The time frames for these demand reductions are ridiculous and do not reflect the real supply shortfalls that lay before us. I concede that it's a good but small step toward acknowledging the actual future problems but that is all.

So, JD, since you're so busy debunking peak oil, I suppose you think this is real progress. Conservation and efficiency are real but so is Jevon's Paradox. Diminished oil & gas usage--if it is sustained over time--really helps us meet the "Hirsch Gap". Otherwise, Lieberman is just talking about slowed rates of demand/comsumption growth over time. This is just nonsense and helps us out not at all. His 2.5/mbd reduction in a decade would reduce US overall consumption by some small amount over one year's increase in demand given the current trends. Anyone believing that will make any appreciable difference is living in a fantasy world.
I just want to make a correction. When I said "His 2.5/mbd reduction in a decade would reduce US overall consumption by some small amount over one year's increase in demand given the current trends", I meant reduce world-wide overall consumption. Sorry.

In addition, if we look at the EIA's demand increase numbers for the US, we see that over the period 1997 to 2004, oil demand (consumption) increased by about 0.3/mbd year to year. So, if demand increases remain linear and if in the 10 years we cut domestic consumption by 2.5/mbd, we will increase our total new consumption by only 0.5 mb during that period and our growth rate will be cut to 0.05/mbd per year on a linear basis.

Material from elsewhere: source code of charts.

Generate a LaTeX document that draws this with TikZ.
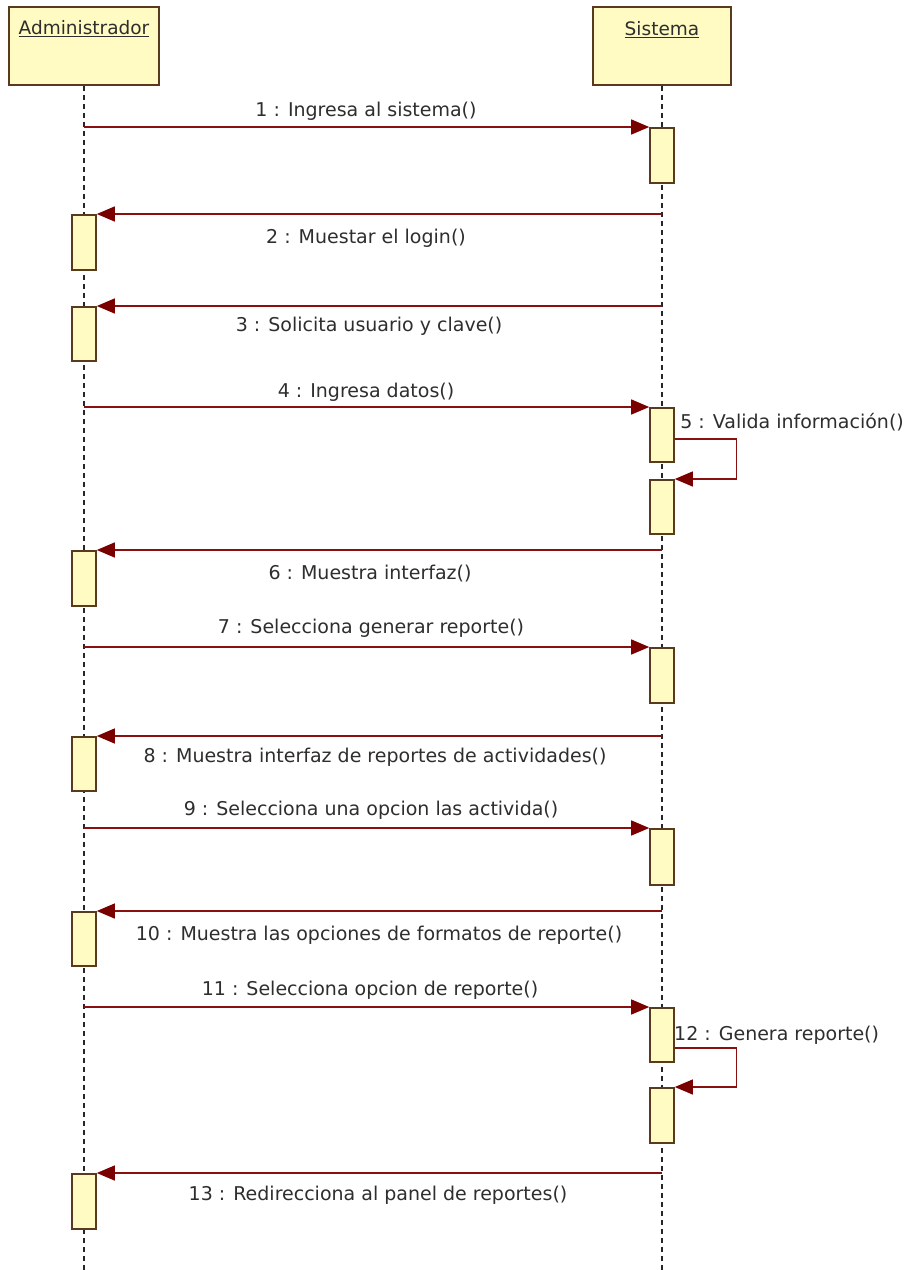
\documentclass[tikz,border=0pt]{standalone}
\usepackage{fontspec}
\setmainfont{DejaVu Sans}
\usetikzlibrary{arrows.meta}

\definecolor{yel}{HTML}{FFFBC2}
\definecolor{brd}{HTML}{5A3A1E}
\definecolor{mar}{HTML}{8A1010}
\definecolor{arr}{HTML}{7A0000}
\definecolor{txtc}{HTML}{2E2E2E}

\begin{document}
\begin{tikzpicture}[x=1pt,y=-1pt,
  obj/.style={draw=brd, fill=yel, line width=1.8pt, inner sep=0,
    minimum height=78pt, anchor=north},
  act/.style={draw=brd, fill=yel, line width=1.6pt, inner sep=0,
    minimum width=24pt, minimum height=55pt, anchor=north},
  life/.style={draw=black!85, line width=1.5pt, dash pattern=on 5pt off 4pt},
  msg/.style={draw=mar, line width=1.3pt,
    -{Triangle[length=18pt,width=15pt,fill=arr,color=arr]}},
  lbl/.style={font=\fontsize{19}{22}\selectfont, text=txtc, inner sep=0},
  head/.style={font=\fontsize{18.5}{22}\selectfont, text=txtc, inner sep=0}]
\useasboundingbox[fill=white] (0,0) rectangle (909,1270);

% participants
\node[obj, minimum width=150pt] (adm) at (84,6) {};
\node[obj, minimum width=138pt] (sys) at (662,6) {};
\node[head] (admT) at (84,29) {\underline{Administrador}};
\node[head] (sysT) at (662,30) {\underline{Sistema}};

% lifelines
\coordinate (admEnd) at (84,1270);
\coordinate (sysEnd) at (662,1270);
\draw[life] (adm.south) -- (admEnd);
\draw[life] (sys.south) -- (sysEnd);

% activation bars
\node[act] (s1) at (662,127) {};
\node[act] (a2) at (84,214) {};
\node[act, minimum height=54pt] (a3) at (84,306) {};
\node[act, minimum height=54pt] (s4) at (662,407) {};
\node[act, minimum height=54pt] (s5) at (662,479) {};
\node[act] (a6) at (84,550) {};
\node[act] (s7) at (662,647) {};
\node[act, minimum height=54pt] (a8) at (84,736) {};
\node[act, minimum height=56pt] (s9) at (662,828) {};
\node[act, minimum height=54pt] (a10) at (84,911) {};
\node[act, minimum height=54pt] (s11) at (662,1007) {};
\node[act] (s12) at (662,1087) {};
\node[act] (a13) at (84,1173) {};

% messages
\draw[msg] (adm.south |- s1.north west) -- (s1.north west);
\draw[msg] (sys.south |- a2.north east) -- (a2.north east);
\draw[msg] (sys.south |- a3.north east) -- (a3.north east);
\draw[msg] (adm.south |- s4.north west) -- (s4.north west);
\draw[msg] ([yshift=-32pt]s4.north east) -- ++(62,0) |- (s5.north east);
\draw[msg] (sys.south |- a6.north east) -- (a6.north east);
\draw[msg] (adm.south |- s7.north west) -- (s7.north west);
\draw[msg] (sys.south |- a8.north east) -- (a8.north east);
\draw[msg] (adm.south |- s9.north west) -- (s9.north west);
\draw[msg] (sys.south |- a10.north east) -- (a10.north east);
\draw[msg] (adm.south |- s11.north west) -- (s11.north west);
\draw[msg] ([yshift=-41pt]s11.north east) -- ++(62,0) |- (s12.north east);
\draw[msg] (sys.south |- a13.north east) -- (a13.north east);

% message labels
\node[lbl] (m1) at (366,111) {1 : Ingresa al sistema()};
\node[lbl] (m2) at (366,238) {2 : Muestar el login()};
\node[lbl] (m3) at (369,326) {3 : Solicita usuario y clave()};
\node[lbl] (m4) at (366,392) {4 : Ingresa datos()};
\node[lbl, anchor=east] (m5) at (904,422) {5 : Valida información()};
\node[lbl] (m6) at (370,574) {6 : Muestra interfaz()};
\node[lbl] (m7) at (371,628) {7 : Selecciona generar reporte()};
\node[lbl] (m8) at (375,757) {8 : Muestra interfaz de reportes de actividades()};
\node[lbl] (m9) at (371,810) {9 : Selecciona una opcion las activida()};
\node[lbl] (m10) at (379,935) {10 : Muestra las opciones de formatos de reporte()};
\node[lbl] (m11) at (370,990) {11 : Selecciona opcion de reporte()};
\node[lbl, anchor=west] (m12) at (674,1035) {12 : Genera reporte()};
\node[lbl] (m13) at (378,1195) {13 : Redirecciona al panel de reportes()};
\end{tikzpicture}
\end{document}
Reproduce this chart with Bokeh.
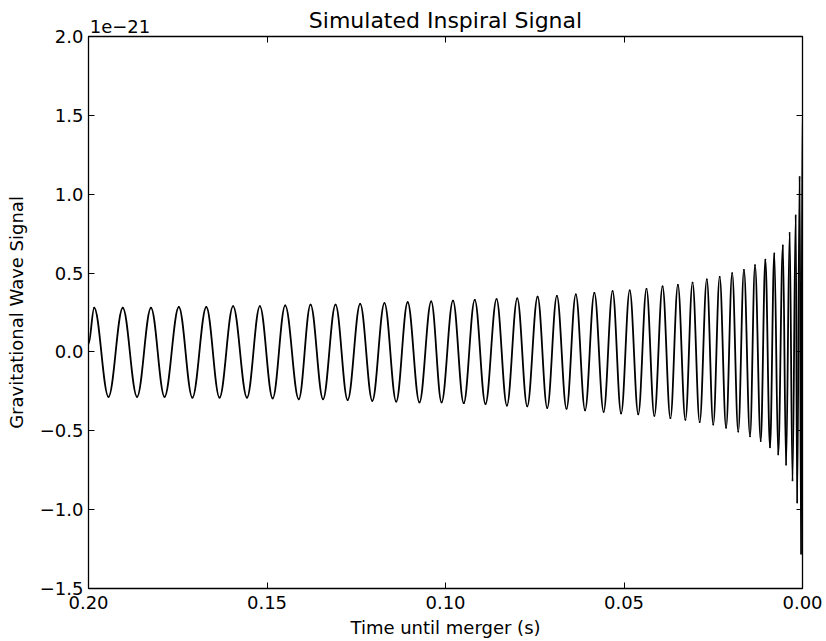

But, our consumption would still be growing albeit at a much smaller rate. Yet, there will be less world oil supply to share, supply will be decreased. So, where's the solution to our problem here? Obviously, demand must decrease, catastropically so for those earliest affected by the scarcity. Therefore, we are not looking at a situation where excess capacity is available but we are doing the right thing by conserving, instead, we are looking at a situation where demand shrinks (so-called "demand destruction") due to lack of supply. Which is why I think Leiberman's assumptions are all wrong. He frames it as "oil independence". This is a red herring at this point. We will be more oil dependent than ever, there will just be less of it to go around.
There is no such animal as "oil independence".  The only way we can be independent, is to not use oil from any other sources but our own.   That is not going to happen seeing that most people have to drive to work, to schools, and we still have to harvest things to eat, let alone fuel a military.